Fujifilm Corp. said its influenza medicine Avigan is being given to an Ebola patient at a French hospital along with another experimental drug, the latest treatments to be deployed in the global push to curtail the deadly virus.
The French National Agency for Medicines and Health Products Safety asked for the drug and the female patient has been given the combination since Sept. 19, the Japanese company said in a statement Friday.
More than 6,200 people have been infected and 2,900 have died in the ongoing Ebola outbreak in West Africa, and the virus could sicken more than 1.4 million people by January under a worst-case scenario projected by the U.S. Centers for Disease Control and Prevention.
With no approved Ebola medicines, doctors and international agencies have been forced to test experimental drugs.
The Fujifilm treatment, also called Favipiravir, was discovered by Yousuke Furuta at the Toyama Chemical unit of Tokyo-based Fujifilm in 1998. It targets polymerase, an enzyme that viruses use to replicate inside the body, to stop the viruses from spreading.
“We’re getting many requests from other countries, international organizations, and medical organizations as well,” Fujifilm spokesman Takahiro Taguchi said.
As Avigan is originally a flu drug, the company has the capability to produce the drug continuously and deal with a rapid increase in demand, he said. The company has enough stock for 20,000 Ebola patients.
Fujifilm’s U.S. partner, MediVector Inc. in Boston, is in talks with the Food and Drug Administration to submit an application to use the drug in humans for Ebola, a U.S. Department of Defense spokeswoman said in August.
Favipiravir is in the final stages of human studies in the United States as a treatment for flu. A U.S. late-stage trial of the treatment for flu is scheduled to be completed around next March, the company said earlier this year.
The medicine won Japanese approval in March for government stockpiling for pandemic flu.
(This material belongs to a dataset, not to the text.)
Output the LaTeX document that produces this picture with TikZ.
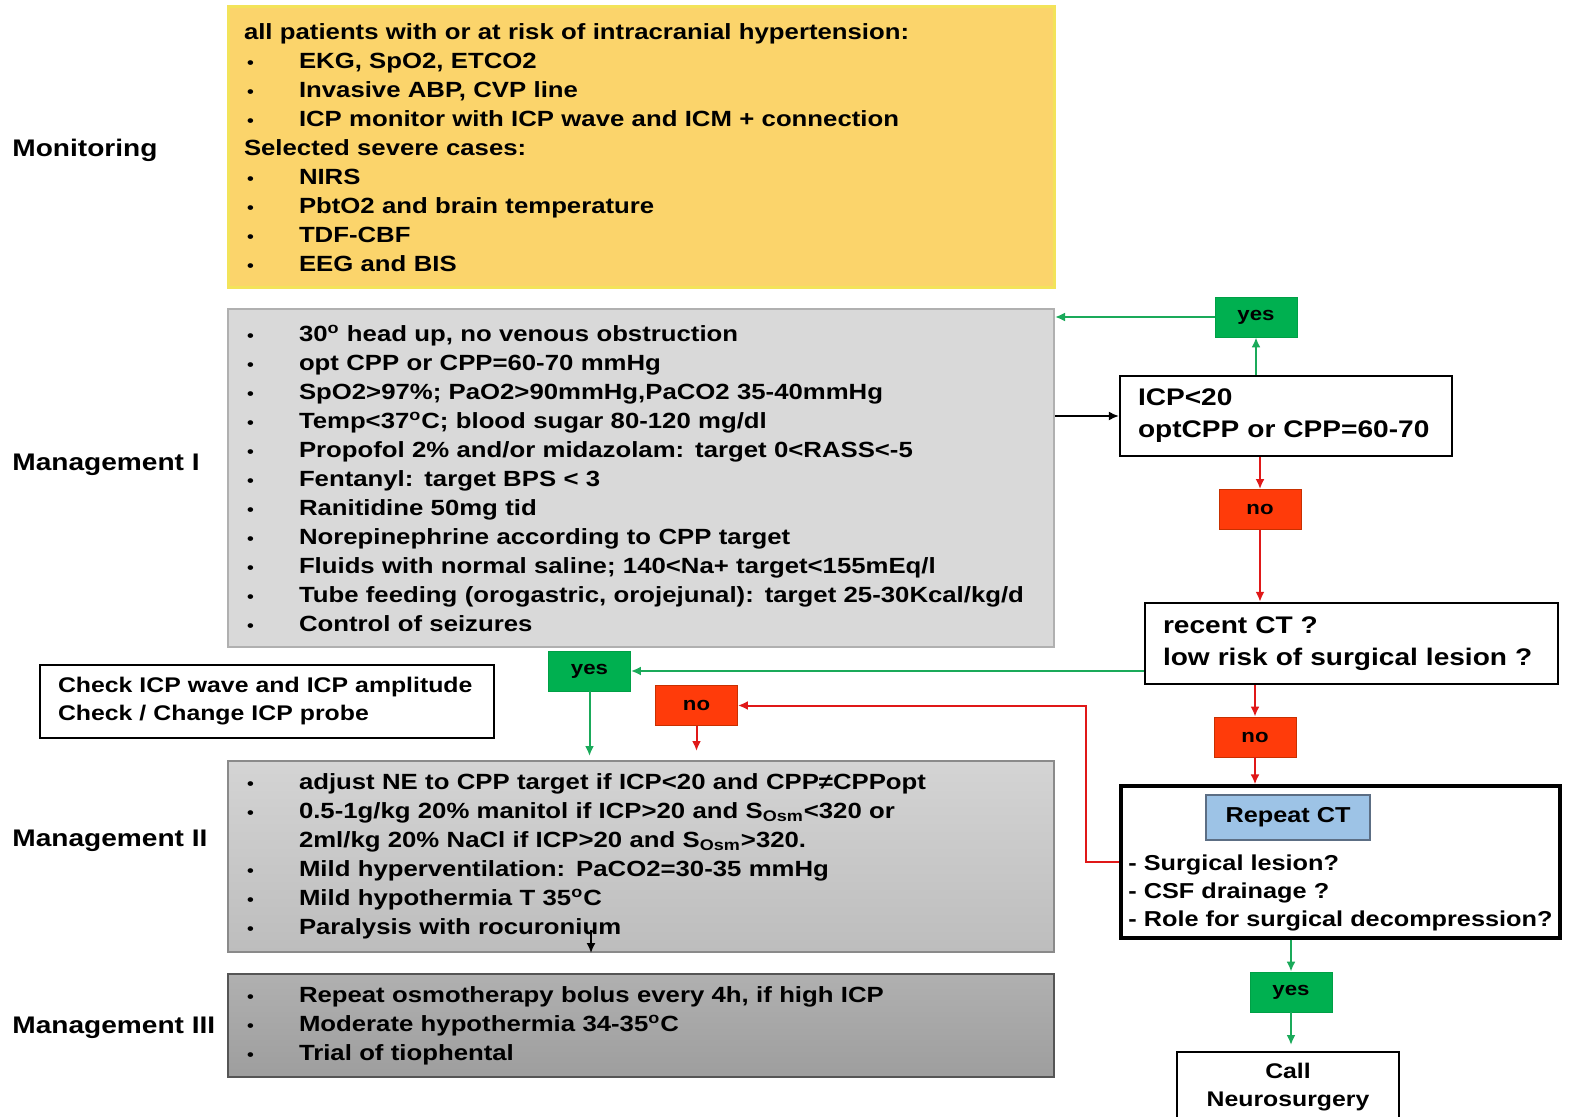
\documentclass[tikz,border=0pt]{standalone}
\usepackage{fontspec}
\setmainfont{Liberation Sans}[FakeStretch=1.17]
\usetikzlibrary{arrows.meta,calc}
\definecolor{ybox}{HTML}{FBD46B}
\definecolor{yborder}{HTML}{F3E35A}
\definecolor{gone}{HTML}{D9D9D9}
\definecolor{goneb}{HTML}{B0B0B0}
\definecolor{gtwot}{HTML}{D4D4D4}
\definecolor{gtwob}{HTML}{BDBDBD}
\definecolor{gtwod}{HTML}{8A8A8A}
\definecolor{gthreet}{HTML}{B0B0B0}
\definecolor{gthreeb}{HTML}{9E9E9E}
\definecolor{gthreed}{HTML}{555555}
\definecolor{yesg}{HTML}{00B050}
\definecolor{yesgd}{HTML}{00A046}
\definecolor{nor}{HTML}{FF3B0A}
\definecolor{nord}{HTML}{C83000}
\definecolor{arrg}{HTML}{1AAA5A}
\definecolor{arrr}{HTML}{E01818}
\definecolor{ctblue}{HTML}{9DC3E6}
\definecolor{ctblued}{HTML}{5C6E84}
\newcommand{\bl}{\makebox[27.5pt][l]{\hspace{1.5pt}\scalebox{0.75}{\textbullet}}}
\newcommand{\dg}{\textsuperscript{o}}
\begin{document}
\begin{tikzpicture}[x=0.5pt,y=-0.5pt,
  lefttitle/.style={anchor=west,inner sep=0pt,font=\fontsize{12}{14}\selectfont\bfseries},
  bigbox/.style={minimum width=413pt,text width=397pt,inner xsep=8pt,align=left,font=\fontsize{11}{14.5}\selectfont\bfseries},
  decbox/.style={draw=black,line width=1.2pt,fill=white,align=left,inner xsep=9pt,font=\fontsize{12}{16}\selectfont\bfseries},
  yesbox/.style={fill=yesg,draw=yesgd,minimum width=41pt,minimum height=20pt,inner sep=0pt,font=\fontsize{9.5}{11}\selectfont\bfseries},
  nobox/.style={fill=nor,draw=nord,minimum width=41pt,minimum height=20pt,inner sep=0pt,font=\fontsize{9.5}{11}\selectfont\bfseries},
  tip/.style={-{Latex[length=5pt,width=4.5pt]}},
  garrow/.style={tip,draw=arrg,line width=1pt},
  rarrow/.style={tip,draw=arrr,line width=1pt},
  karrow/.style={tip,draw=black,line width=0.8pt}
]
\useasboundingbox (0,0) rectangle (1570,1117);
\fill[white] (0,0) rectangle (1570,1117);

% left titles
\node[lefttitle] (tmon) at (12,150) {Monitoring};
\node[lefttitle] (tm1) at (12,465) {Management I};
\node[lefttitle] (tm2) at (12,841) {Management II};
\node[lefttitle] (tm3) at (12,1028) {Management III};

% main boxes
\node[bigbox,fill=ybox,draw=yborder,line width=1.5pt,minimum height=140.5pt] (mon) at (641,147.5) {%
all patients with or at risk of intracranial hypertension:\\
\bl EKG, SpO2, ETCO2\\
\bl Invasive ABP, CVP line\\
\bl ICP monitor with ICP wave and ICM + connection\\
Selected severe cases:\\
\bl NIRS\\
\bl PbtO2 and brain temperature\\
\bl TDF-CBF\\
\bl EEG and BIS};

\node[bigbox,fill=gone,draw=goneb,line width=1pt,minimum height=169pt] (m1) at (641,478) {%
\bl 30\dg{} head up, no venous obstruction\\
\bl opt CPP or CPP=60-70 mmHg\\
\bl SpO2>97\%; PaO2>90mmHg,PaCO2 35-40mmHg\\
\bl Temp<37\dg C; blood sugar 80-120 mg/dl\\
\bl Propofol 2\% and/or midazolam: target 0<RASS<-5\\
\bl Fentanyl: target BPS < 3\\
\bl Ranitidine 50mg tid\\
\bl Norepinephrine according to CPP target\\
\bl Fluids with normal saline; 140<Na+ target<155mEq/l\\
\bl \mbox{Tube feeding (orogastric, orojejunal): target 25-30Kcal/kg/d}\\
\bl Control of seizures};

\node[bigbox,top color=gtwot,bottom color=gtwob,draw=gtwod,line width=1pt,minimum height=95.5pt] (m2) at (641,856.5) {%
\bl adjust NE to CPP target if ICP<20 and CPP≠CPPopt\\
\bl 0.5-1g/kg 20\% manitol if ICP>20 and S\textsubscript{Osm}<320 or\\
\hspace*{27.5pt}2ml/kg 20\% NaCl if ICP>20 and S\textsubscript{Osm}>320.\\
\bl Mild hyperventilation: PaCO2=30-35 mmHg\\
\bl Mild hypothermia T 35\dg C\\
\bl Paralysis with rocuronium};

\node[bigbox,top color=gthreet,bottom color=gthreeb,draw=gthreed,line width=1pt,minimum height=51.5pt] (m3) at (641,1025.5) {%
\bl Repeat osmotherapy bolus every 4h, if high ICP\\
\bl Moderate hypothermia 34-35\dg C\\
\bl Trial of tiophental};

% decision boxes
\node[decbox,minimum width=166pt,minimum height=40pt,text width=148pt] (icp) at (1286,416) {ICP<20\\\mbox{optCPP or CPP=60-70}};
\node[decbox,minimum width=206.5pt,minimum height=40.5pt,text width=188.5pt] (recent) at (1351.5,643.5) {recent CT ?\\\mbox{low risk of surgical lesion ?}};
\node[decbox,line width=1pt,minimum width=227pt,minimum height=36.5pt,text width=209pt,font=\fontsize{10.6}{14}\selectfont\bfseries] (check) at (267,701.5) {\mbox{Check ICP wave and ICP amplitude}\\Check / Change ICP probe};

\node[draw=black,line width=1.6pt,fill=white,minimum width=219.5pt,minimum height=76pt] (rep) at (1340.5,862) {};
\node[fill=ctblue,draw=ctblued,line width=0.8pt,minimum width=82pt,minimum height=22.5pt,inner sep=0pt,font=\fontsize{10.8}{13}\selectfont\bfseries] (repblue) at (1288,817.5) {Repeat CT};
\node[anchor=west,align=left,inner sep=0pt,font=\fontsize{10.8}{14}\selectfont\bfseries] (reptext) at (1128,893) {- Surgical lesion?\\- CSF drainage ?\\- Role for surgical decompression?};

\node[draw=black,line width=0.8pt,fill=white,anchor=north,minimum width=111pt,minimum height=35pt,align=center,inner sep=0pt,font=\fontsize{10.6}{14}\selectfont\bfseries] (call) at (1288,1051) {Call\\Neurosurgery};

% yes / no
\node[yesbox] (yesT) at (1256,317) {yes};
\node[nobox] (noA) at (1260,509.5) {no};
\node[nobox] (noB) at (1255,737) {no};
\node[yesbox] (yesR) at (1291,992) {yes};
\node[yesbox] (yesL) at (589.5,671) {yes};
\node[nobox] (noL) at (696.5,705.5) {no};

% connectors
\draw[karrow] (m1.east |- icp.west) -- (icp.west);
\draw[garrow] (yesT.south |- icp.north) -- (yesT.south);
\draw[garrow] (yesT.west) -- (m1.east |- yesT.west);
\draw[rarrow] (noA.north |- icp.south) -- (noA.north);
\draw[rarrow] (noA.south) -- (noA.south |- recent.north);
\draw[garrow] (recent.west |- yesL.east) -- (yesL.east);
\draw[garrow,shorten >=2pt] (yesL.south) -- (yesL.south |- m2.north);
\draw[rarrow] (noB.north |- recent.south) -- (noB.north);
\draw[rarrow] (noB.south) -- (noB.south |- rep.north);
\coordinate (redturn) at (1086,862);
\draw[rarrow] (rep.west) -- (redturn) |- (noL.east);
\draw[rarrow,shorten >=4.5pt] (noL.south) -- (noL.south |- m2.north);
\draw[garrow] (yesR.north |- rep.south) -- (yesR.north);
\draw[garrow,shorten >=3pt] (yesR.south) -- (yesR.south |- call.north);
\coordinate (smallarr) at (591,930);
\draw[karrow] (smallarr) -- (smallarr |- m2.south);
\end{tikzpicture}
\end{document}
Fujifilm is running a trial and is in discussion with Japanese regulators to get marketing approval to sell it for seasonal influenza, Kouichi Yamada, senior operations manager of Fujifilm’s drug products division, said in an interview in July.
The French woman working for Doctors Without Borders was repatriated from Liberia last week after she became infected, the French Health Ministry said Sept. 17. She’s being treated at a military hospital in Saint-Mande, outside of Paris. Health Minister Marisol Touraine authorized the use of several experimental treatments for Ebola patients, including Avigan, according to a French government decree published Sept. 19.
“The doctors say that the situation is stable, that she’s in good spirits,” Touraine said in an interview on BFM TV.